Showing @ Filmhouse, Edinburgh, Mon 9 – Sun 29 Apr

Last month saw the centenary of internationally renowned Czech illustrator, puppet maker and animated film director, Jiří Trnka. To celebrate the occasion, Filmhouse is showing a retrospective of the great Bohemian’s work. But apart from a startling lack of vowels in his surname, what makes Trnka and his output so interesting?

Born to middle-class parents in the city of Plzen, Trkna had a penchant for puppet making from a young age. Completing his apprenticeship at Prague’s School of Applied Arts in 1935, Trnka soon carved out a career as an illustrator. Beginning his work in animation shortly after the Second World War, he excelled in his field and won a Cannes Film Festival award little more than a year later. However, not at ease with traditional animation, he soon began experimenting with puppets. Artistically active for more than twenty years, by the time of his death in 1969, Trkna’s oeuvre more than justified the (albeit slightly disingenuous) title of ‘The Walt Disney of the East’.

Filmhouse’s selection displays a varied cross-section of Trnka’s work. The Emperor’s Nightingale is an adaptation of the Hans Christian Andersen tale, which achieved wide international acclaim, while A Midsummer Night’s Dream (1959) is a seminal piece of animation often regarded as Trnka’s magnum opus – it was also his last feature length creation. Trnka Shorts for Adults is a set of films spanning the puppet master’s entire career, including his John Ford parody Song of the Prairie (1949) and anti-Nazi project Springman & SS (1946).

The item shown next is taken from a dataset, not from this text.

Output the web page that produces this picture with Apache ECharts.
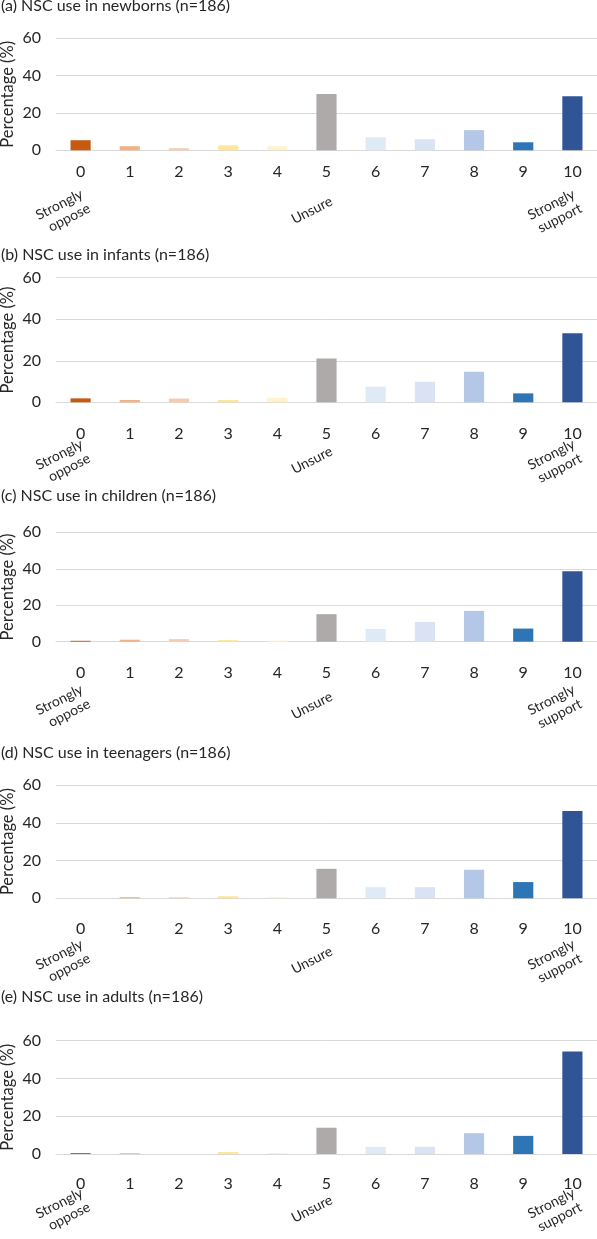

Shorts closes with Trnka’s final work: The Hand (1965). A scathing criticism of state interference with the work of the artist (remarkably prescient considering after 1968 all Czech rock bands were required to sit exams in Marxist-Leninist theory) The Hand was also Trnka’s personal favourite. With an often gothic aesthetic and innovative use of stop-motion, Trnka’s animations are never puerile, meaning any adult wanting to experience the wonder of childhood would do well not to miss these superlative works.